**WHAT YOU SHOULD DO**
Which lines include the word "script"? Copy each of them.

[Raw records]
---
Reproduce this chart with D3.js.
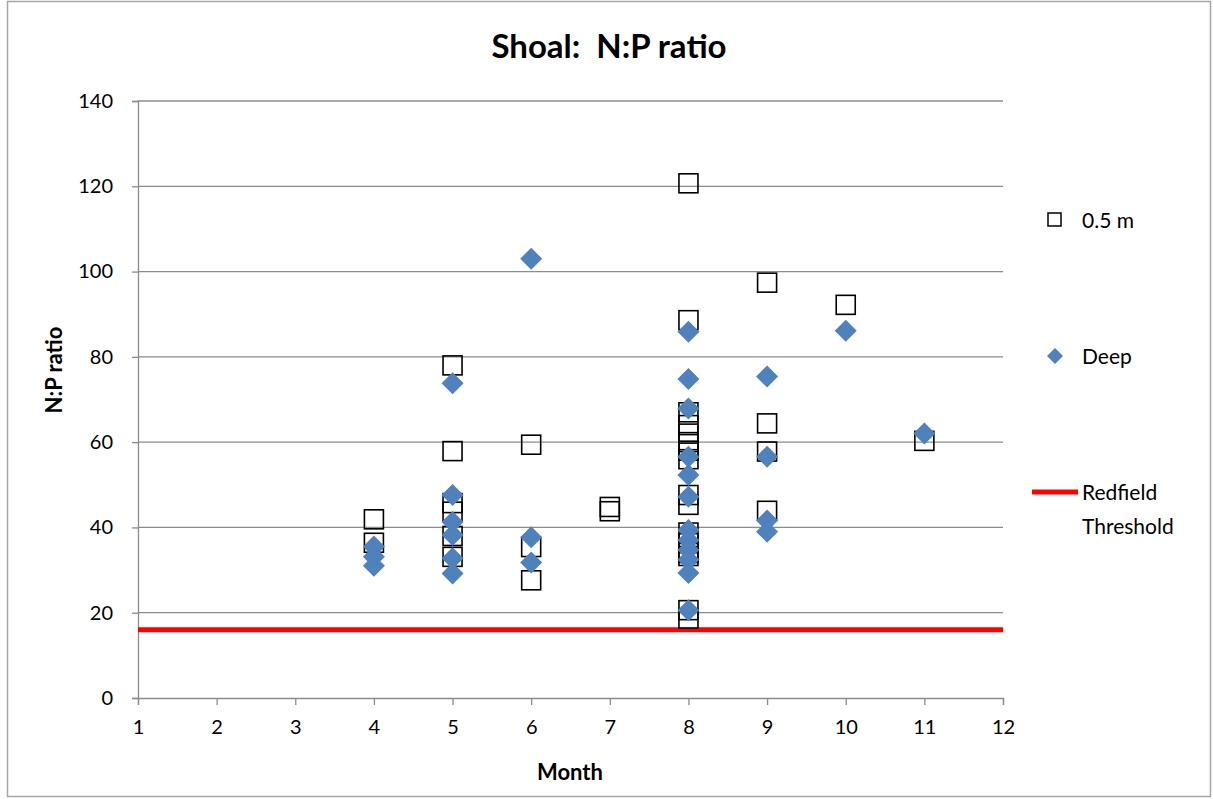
<!DOCTYPE html>
<html><head><meta charset="utf-8">
<script src="https://cdn.jsdelivr.net/npm/d3@7"></script>
<style>body{margin:0;background:#fff}text{font-family:Lato,"Open Sans",sans-serif}</style>
</head><body>
<svg id="c" width="1213" height="799"></svg>
<script>
const shallowMonth = [4,4, 5,5,5,5,5,5, 6,6,6, 7,7, 8,8,8,8,8,8,8,8,8,8,8,8,8,8,8,8, 9,9,9,9, 10, 11];
const shallowValue = [41.9,36.4, 78,57.9,45.7,43.7,38,33.1, 59.4,35.4,27.6, 43.8,44.8,
  120.7,88.6,67,64,62,60,58,56,47.6,45.3,38.8,36.3,34,33.3,20.6,18.6,
  97.4,64.4,57.8,43.9, 92.2, 60.3];
const deepMonth = [4,4,4, 5,5,5,5,5,5, 6,6,6, 8,8,8,8,8,8,8,8,8,8,8,8, 9,9,9,9, 10, 11];
const deepValue = [35.5,33.1,31, 73.8,47.6,41.3,38.2,32.8,29.2, 103,37.7,31.8,
  85.9,74.8,67.9,56.6,52.3,47.2,39.4,37,34.7,32.4,29.3,20.6,
  75.4,56.6,41.6,39, 86.1, 62];
const redfield = 16;
const xTicks = [1,2,3,4,5,6,7,8,9,10,11,12];
const yTicks = [0,20,40,60,80,100,120,140];

const svg = d3.select("#c");
svg.append("rect").attr("x",7.5).attr("y",1.5).attr("width",1203).attr("height",795)
  .attr("fill","#fff").attr("stroke","#a6a6a6").attr("stroke-width",1.5);

const L=138,R=1003,T=101,B=698;
const x=d3.scaleLinear().domain([1,12]).range([L,R]);
const y=d3.scaleLinear().domain([0,140]).range([B,T]);

svg.append("g").selectAll("line").data(yTicks.filter(d=>d>0)).join("line")
  .attr("x1",L).attr("x2",R).attr("y1",d=>y(d)).attr("y2",d=>y(d))
  .attr("stroke","#8c8c8c").attr("stroke-width",1.3);

const xa=svg.append("g").attr("transform",`translate(0,${B})`)
  .call(d3.axisBottom(x).tickValues(xTicks).tickSize(7).tickPadding(15).tickFormat(d3.format("d")));
const ya=svg.append("g").attr("transform",`translate(${L},0)`)
  .call(d3.axisLeft(y).tickValues(yTicks).tickSize(6).tickPadding(19));
[xa,ya].forEach(a=>{
  a.select(".domain").attr("stroke","#8c8c8c").attr("stroke-width",1.3);
  a.selectAll(".tick line").attr("stroke","#8c8c8c").attr("stroke-width",1.3);
  a.selectAll("text").attr("font-size",20).attr("fill","#000").attr("font-family","Lato, sans-serif");
});

svg.append("line").attr("x1",L).attr("x2",R).attr("y1",y(redfield)).attr("y2",y(redfield))
  .attr("stroke","#ff0000").attr("stroke-width",5);

const sq=19;
svg.append("g").selectAll("rect").data(shallowMonth.map((m,i)=>[m,shallowValue[i]])).join("rect")
  .attr("x",d=>x(d[0])-sq/2).attr("y",d=>y(d[1])-sq/2).attr("width",sq).attr("height",sq)
  .attr("fill","none").attr("stroke","#000").attr("stroke-width",1.6);

const dh=11;
svg.append("g").selectAll("path").data(deepMonth.map((m,i)=>[m,deepValue[i]])).join("path")
  .attr("d",d=>{const cx=x(d[0]),cy=y(d[1]);return `M${cx},${cy-dh}L${cx+dh},${cy}L${cx},${cy+dh}L${cx-dh},${cy}Z`;})
  .attr("fill","#4f81bd");

svg.append("text").attr("x",609).attr("y",58).attr("text-anchor","middle").style("white-space","pre")
  .attr("font-size",33).attr("font-weight","bold").text("Shoal:  N:P ratio");
svg.append("text").attr("x",570).attr("y",780).attr("text-anchor","middle")
  .attr("font-size",22).attr("font-weight","bold").text("Month");
svg.append("text").attr("transform","translate(62,370) rotate(-90)").attr("text-anchor","middle")
  .attr("font-size",22).attr("font-weight","bold").text("N:P ratio");

const lg=svg.append("g");
lg.append("rect").attr("x",1048).attr("y",213).attr("width",13).attr("height",13)
  .attr("fill","none").attr("stroke","#000").attr("stroke-width",1.5);
lg.append("text").attr("x",1082).attr("y",228).attr("font-size",21).text("0.5 m");
lg.append("path").attr("d","M1055,348L1063,356L1055,364L1047,356Z").attr("fill","#4f81bd");
lg.append("text").attr("x",1082).attr("y",364).attr("font-size",21).text("Deep");
lg.append("line").attr("x1",1032).attr("x2",1078).attr("y1",492).attr("y2",492)
  .attr("stroke","#ff0000").attr("stroke-width",5);
lg.append("text").attr("x",1082).attr("y",500).attr("font-size",21).text("Redfield");
lg.append("text").attr("x",1082).attr("y",534).attr("font-size",21).text("Threshold");
</script>
</body></html>
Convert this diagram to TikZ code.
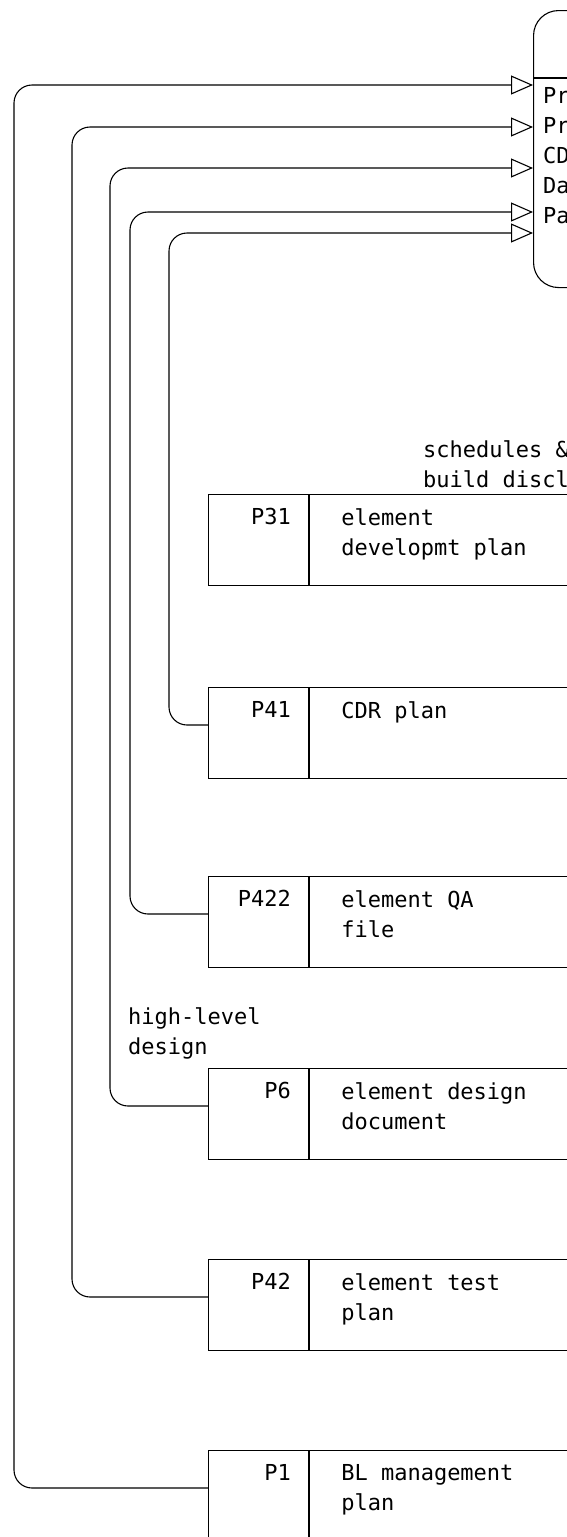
\documentclass[tikz,border=0pt]{standalone}
\usepackage{fontspec}
\setmonofont{DejaVu Sans Mono}
\usetikzlibrary{arrows.meta,positioning}

\tikzset{
  plan/.style={draw, line width=1.1pt, anchor=north west, minimum width=100pt, minimum height=91pt, inner sep=0pt},
  plandesc/.style={draw, line width=1.1pt, minimum width=300pt, minimum height=91pt, inner sep=0pt},
  txt/.style={font=\ttfamily\fontsize{22}{30}\selectfont, inner sep=0pt, align=left},
  flow/.style={line width=1.1pt, rounded corners=18pt, -{Triangle[open, length=22pt, width=19pt]}},
}

\begin{document}
\begin{tikzpicture}[x=1pt, y=-1pt]
    \useasboundingbox (0,0) rectangle (567,1537);
    \clip (0,0) rectangle (567,1537);

    % document that collects the plans
    \node[draw, line width=1.1pt, rounded corners=25pt, anchor=north west, minimum width=200pt, minimum height=277pt] (docs) at (533,10) {};
    \draw[line width=1.1pt] ([yshift=-68pt]docs.north west) -- ++(100,0);
    \node[txt, anchor=north west] (contents) at (543,87) {Pr\\Pr\\CD\\Da\\Pa};
    \coordinate (in1) at (533,85);
    \coordinate (in2) at (533,127);
    \coordinate (in3) at (533,168);
    \coordinate (in4) at (533,212);
    \coordinate (in5) at (533,233);

    % plans
    \foreach \name/\id/\top/\desc in {p31/P31/494/{element\\developmt plan}, p41/P41/687/{CDR plan}, p422/P422/876/{element QA\\file}, p6/P6/1068/{element design\\document}, p42/P42/1259/{element test\\plan}, p1/P1/1450/{BL management\\plan}}
    {
        \node[plan] (\name-id) at (208,\top) {};
        \node[plandesc, right=0pt of \name-id] (\name) {};
        \node[txt, anchor=north east] at ([xshift=-18pt, yshift=-14pt]\name-id.north east) {\id};
        \node[txt, anchor=north west] at ([xshift=32pt, yshift=-14pt]\name-id.north east) {\desc};
    }

    \node[txt, anchor=north west] (schedlabel) at (423,440) {schedules \&\\build discl};
    \node[txt, anchor=north west] (hldlabel) at (128,1007) {high-level\\design};

    % flows into the document
    \foreach \name/\dx/\tip in {p1/194/in1, p42/136/in2, p6/98/in3, p422/78/in4, p41/39/in5}
        \draw[flow] ([yshift=-38pt]\name-id.north west) -- ++(-\dx,0) |- (\tip);
\end{tikzpicture}
\end{document}
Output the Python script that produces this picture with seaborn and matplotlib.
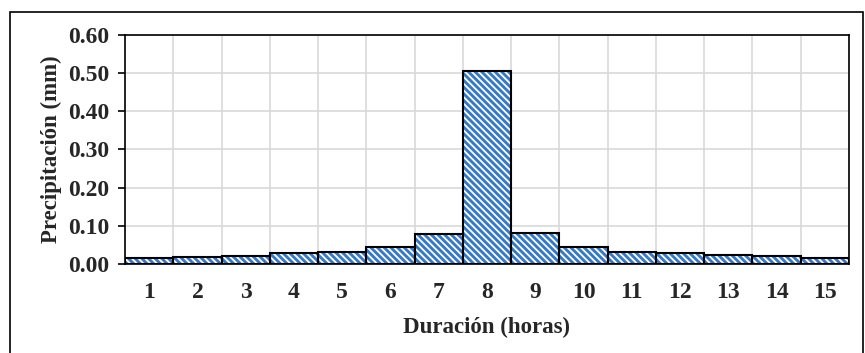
import numpy as np
import pandas as pd
import matplotlib
matplotlib.use("Agg")
import matplotlib.pyplot as plt
import seaborn as sns
from matplotlib.patches import Rectangle
from matplotlib.ticker import FixedLocator, MultipleLocator

# ==================== datos ====================
horas = [str(h) for h in range(1, 16)]
precip = [0.017, 0.019, 0.022, 0.028, 0.032, 0.045, 0.079, 0.506,
          0.082, 0.045, 0.032, 0.028, 0.023, 0.020, 0.017]
y_ticks = [0.0, 0.1, 0.2, 0.3, 0.4, 0.5, 0.6]

df = pd.DataFrame({"Duracion": horas, "Precip": precip})

sns.set_theme(style="white")
plt.rcParams['font.family'] = ['Liberation Serif', 'DejaVu Serif']
plt.rcParams['font.weight'] = 'bold'
plt.rcParams['hatch.linewidth'] = 1.3

fig = plt.figure(figsize=(8.65, 3.53), dpi=100)
ax = fig.add_axes([0.1445, 0.252, 0.837, 0.649])

# relleno azul con trama blanca
sns.barplot(data=df, x="Duracion", y="Precip", ax=ax, width=1.0,
            color="#3579c8", saturation=1, zorder=2)
for p in ax.patches:
    p.set_hatch("\\\\\\\\\\")
    p.set_edgecolor("white")
    p.set_linewidth(0)

# contorno negro
sns.barplot(data=df, x="Duracion", y="Precip", ax=ax, width=1.0,
            fill=False, edgecolor="black", linewidth=1.5, zorder=3)

ax.set_ylim(0, 0.6)
ax.set_xlim(-0.5, 14.5)
ax.yaxis.set_major_locator(FixedLocator(y_ticks))
ax.set_yticklabels([f"{v:.2f}" for v in y_ticks])
ax.xaxis.set_minor_locator(MultipleLocator(1, offset=0.5))
ax.grid(axis="y", which="major", color="#d9d9d9", linewidth=1.2, zorder=0)
ax.grid(axis="x", which="minor", color="#d9d9d9", linewidth=1.2, zorder=0)
ax.set_axisbelow(True)

for s in ax.spines.values():
    s.set_visible(True)
    s.set_color("black")
    s.set_linewidth(1.2)

ax.tick_params(axis="x", which="both", length=0, labelsize=17, pad=13)
ax.tick_params(axis="y", which="major", length=5, width=1.2, color="black",
               labelsize=17, pad=6, left=True)
for lab in ax.get_xticklabels() + ax.get_yticklabels():
    lab.set_fontweight("bold")

ax.set_xlabel("Duración (horas)", fontsize=16.5, fontweight="bold", labelpad=10)
ax.set_ylabel("Precipitación (mm)", fontsize=16.5, fontweight="bold", labelpad=5)

# marco exterior
fig.patches.append(Rectangle((10 / 865, -0.05), 853 / 865, 1.05 - 12 / 353,
                             transform=fig.transFigure, fill=False,
                             edgecolor="black", linewidth=1.2))

fig.savefig("out.png", dpi=100)
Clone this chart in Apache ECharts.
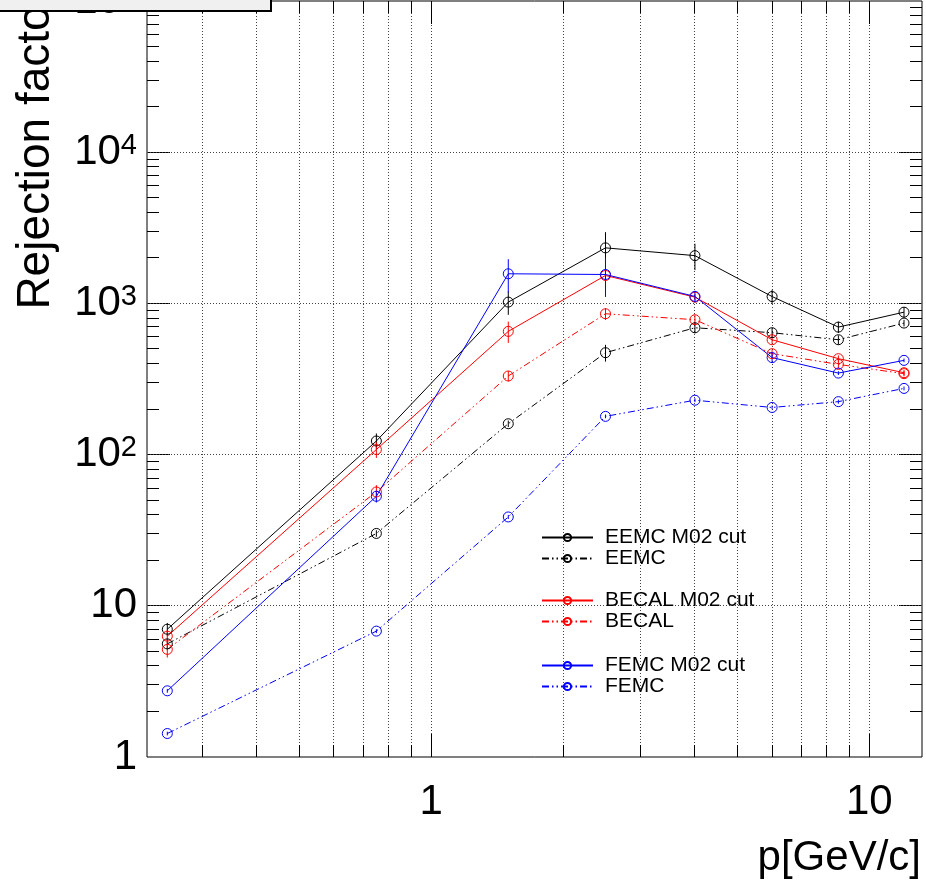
<!DOCTYPE html>
<html>
<head>
<meta charset="utf-8">
<script src="https://cdn.jsdelivr.net/npm/echarts/dist/echarts.min.js"></script>
<style>
  html, body { margin: 0; padding: 0; background: #fff; }
  #chart { width: 926px; height: 887px; }
</style>
</head>
<body>
<div id="chart"></div>
<script>
// ---- data ----
const pValues = [0.25, 0.75, 1.5, 2.5, 4, 6, 8.5, 12];

const eemcM02 = [7.0, 123, 1020, 2330, 2070, 1110, 697, 875];
const eemcM02Err = [0.7, 15, 180, 630, 410, 120, 60, 70];
const eemc = [5.6, 30.1, 160, 472, 690, 640, 575, 741];
const eemcErr = [0.45, 1.5, 8, 60, 55, 45, 40, 37];

const becalM02 = [6.3, 108, 653, 1530, 1100, 575, 431, 348];
const becalM02Err = [0.6, 13, 105, 80, 55, 35, 22, 14];
const becal = [5.15, 56.6, 331, 854, 780, 465, 395, 343];
const becalErr = [0.6, 6.2, 26, 77, 55, 28, 24, 14];

const femcM02 = [2.74, 53, 1570, 1553, 1112, 438, 346, 420];
const femcM02Err = [0.08, 4.8, 390, 450, 100, 35, 10, 12];
const femc = [1.43, 6.8, 38.7, 179, 229, 205, 224, 274];
const femcErr = [0.04, 0.2, 1.2, 5, 7, 6, 7, 8];

const seriesNames = ['EEMC M02 cut', 'EEMC', 'BECAL M02 cut', 'BECAL', 'FEMC M02 cut', 'FEMC'];

// axis ticks
const xTickVals = [0.3, 0.4, 0.5, 0.6, 0.7, 0.8, 0.9, 1, 2, 3, 4, 5, 6, 7, 8, 9, 10];
const xMajor = [1, 10];
const yDecades = [1, 10, 100, 1000, 10000, 100000];
const yMinorMult = [2, 3, 4, 5, 6, 7, 8, 9];

const xTitle = 'p[GeV/c]';
const yTitle = 'Rejection factor';

// ---- build ----
const FONT = "'Liberation Sans', Arial, Helvetica, sans-serif";
const DASH = [7, 3, 1.5, 3, 1.5, 3];

function pts(ys) { return pValues.map((x, i) => [x, ys[i]]); }
function errPts(ys, es) { return pValues.map((x, i) => [x, ys[i], es[i]]); }

const defs = [
  { name: seriesNames[0], y: eemcM02, e: eemcM02Err, color: '#000000', dashed: false },
  { name: seriesNames[1], y: eemc, e: eemcErr, color: '#000000', dashed: true },
  { name: seriesNames[2], y: becalM02, e: becalM02Err, color: '#ff0000', dashed: false },
  { name: seriesNames[3], y: becal, e: becalErr, color: '#ff0000', dashed: true },
  { name: seriesNames[4], y: femcM02, e: femcM02Err, color: '#0000ff', dashed: false },
  { name: seriesNames[5], y: femc, e: femcErr, color: '#0000ff', dashed: true }
];

const series = [];

const yTickVals = [];
yDecades.forEach(d => { if (d < 100000) yMinorMult.forEach(m => yTickVals.push(d * m)); });
yDecades.forEach(d => { if (d > 1 && d < 100000) yTickVals.push(d); });

function crisp(v) { return Math.round(v - 0.5) + 0.5; }

series.push({
  type: 'custom', name: 'xgrid', silent: true, z: 1,
  data: xTickVals.map(v => [v, 1]),
  encode: { x: 0, y: 1 },
  renderItem: function (params, api) {
    const cs = params.coordSys;
    const v = api.value(0);
    const px = crisp(api.coord([v, 1])[0]);
    const major = xMajor.indexOf(v) >= 0;
    const len = major ? 23 : 12;
    const top = cs.y, bot = cs.y + cs.height;
    return {
      type: 'group', children: [
        { type: 'line', shape: { x1: px, y1: top, x2: px, y2: bot }, style: { stroke: '#444', lineWidth: 1, lineDash: [1, 2] } },
        { type: 'line', shape: { x1: px, y1: bot, x2: px, y2: bot - len }, style: { stroke: '#000', lineWidth: 1 } },
        { type: 'line', shape: { x1: px, y1: top, x2: px, y2: top + len }, style: { stroke: '#000', lineWidth: 1 } }
      ]
    };
  }
});

series.push({
  type: 'custom', name: 'ygrid', silent: true, z: 1,
  data: yTickVals.map(v => [1, v]),
  encode: { x: 0, y: 1 },
  renderItem: function (params, api) {
    const cs = params.coordSys;
    const v = api.value(1);
    const py = crisp(api.coord([1, v])[1]);
    const major = yDecades.indexOf(v) >= 0;
    const len = major ? 23 : 12;
    const left = cs.x, right = cs.x + cs.width;
    const ch = [
      { type: 'line', shape: { x1: left, y1: py, x2: left + len, y2: py }, style: { stroke: '#000', lineWidth: 1 } },
      { type: 'line', shape: { x1: right, y1: py, x2: right - len, y2: py }, style: { stroke: '#000', lineWidth: 1 } }
    ];
    if (major) {
      ch.push({ type: 'line', shape: { x1: left, y1: py, x2: right, y2: py }, style: { stroke: '#444', lineWidth: 1, lineDash: [1, 2] } });
    }
    return { type: 'group', children: ch };
  }
});

defs.forEach(d => {
  series.push({
    type: 'custom', name: d.name + ' err', silent: true, z: 4,
    data: errPts(d.y, d.e),
    encode: { x: 0, y: 1 },
    renderItem: function (params, api) {
      const x = api.value(0), y = api.value(1), e = api.value(2);
      const p1 = api.coord([x, y + e]);
      const p2 = api.coord([x, Math.max(y - e, 1e-6)]);
      return { type: 'line', shape: { x1: p1[0], y1: p1[1], x2: p2[0], y2: p2[1] }, style: { stroke: d.color, lineWidth: 1 } };
    }
  });
  series.push({
    type: 'line', name: d.name, z: 5,
    data: pts(d.y),
    symbol: 'circle', symbolSize: 10, showSymbol: true,
    itemStyle: { color: 'rgba(255,255,255,0)', borderColor: d.color, borderWidth: 1 },
    lineStyle: { color: d.color, width: 1, type: d.dashed ? DASH : 'solid' },
    emphasis: { disabled: true }
  });
});

function legendBlock(names, top) {
  return {
    data: names, orient: 'vertical', left: 541, top: top, padding: 0,
    itemWidth: 51, itemHeight: 9, itemGap: 0, selectedMode: false,
    textStyle: { fontSize: 21, lineHeight: 21, color: '#000', fontFamily: FONT, padding: [0, 0, 0, 7] }
  };
}

function yLabel(v) {
  const e = Math.round(Math.log10(v));
  if (Math.abs(Math.pow(10, e) - v) > 1e-6 * v) return '';
  if (e === 0) return '{b|1}';
  if (e === 1) return '{b|10}';
  return '{b|10}{s|' + e + '}';
}
function xLabel(v) {
  const e = Math.round(Math.log10(v));
  if (Math.abs(Math.pow(10, e) - v) > 1e-6 * v) return '';
  return String(Math.pow(10, e));
}

const option = {
  animation: false,
  backgroundColor: '#ffffff',
  grid: { left: 147, right: 4, top: 1, bottom: 130, show: true, borderColor: '#000', borderWidth: 1, backgroundColor: 'transparent', containLabel: false, outerBoundsMode: 'none' },
  xAxis: {
    type: 'log', logBase: 10, min: 0.2247, max: 13.19,
    axisLine: { show: false }, axisTick: { show: false }, splitLine: { show: false },
    axisLabel: { formatter: xLabel, fontSize: 42, color: '#000', fontFamily: FONT, margin: 24, showMinLabel: false, showMaxLabel: false }
  },
  yAxis: {
    type: 'log', logBase: 10, min: 1, max: 100000,
    axisLine: { show: false }, axisTick: { show: false }, splitLine: { show: false },
    axisLabel: {
      formatter: yLabel, color: '#000', margin: 10,
      rich: {
        b: { fontSize: 42, fontFamily: FONT, color: '#000' },
        s: { fontSize: 29, fontFamily: FONT, color: '#000', verticalAlign: 'top' }
      }
    }
  },
  legend: [
    legendBlock([seriesNames[0], seriesNames[1]], 527),
    legendBlock([seriesNames[2], seriesNames[3]], 590),
    legendBlock([seriesNames[4], seriesNames[5]], 655)
  ],
  series: series,
  graphic: [
    { type: 'text', x: 36, y: -10, rotation: Math.PI / 2, z: 50,
      style: { text: yTitle, font: '46px ' + FONT, fill: '#000', textAlign: 'right', textVerticalAlign: 'middle' } },
    { type: 'text', x: 921, y: 858, z: 50,
      style: { text: xTitle, font: '42px ' + FONT, fill: '#000', textAlign: 'right', textVerticalAlign: 'middle' } },
    { type: 'rect', z: 60, shape: { x: -2, y: -30, width: 273, height: 41 },
      style: { fill: '#f0f0f0', stroke: '#000', lineWidth: 2 } }
  ]
};

const chart = echarts.init(document.getElementById('chart'), null, { renderer: 'canvas' });
chart.setOption(option);
</script>
</body>
</html>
---
**RESULT**
<script src="https://cdn.jsdelivr.net/npm/d3@7"></script>
<script>
</script>
Output the Python script that produces this picture with seaborn and matplotlib.
<script src="https://cdn.jsdelivr.net/npm/echarts/dist/echarts.min.js"></script>
<script>
</script>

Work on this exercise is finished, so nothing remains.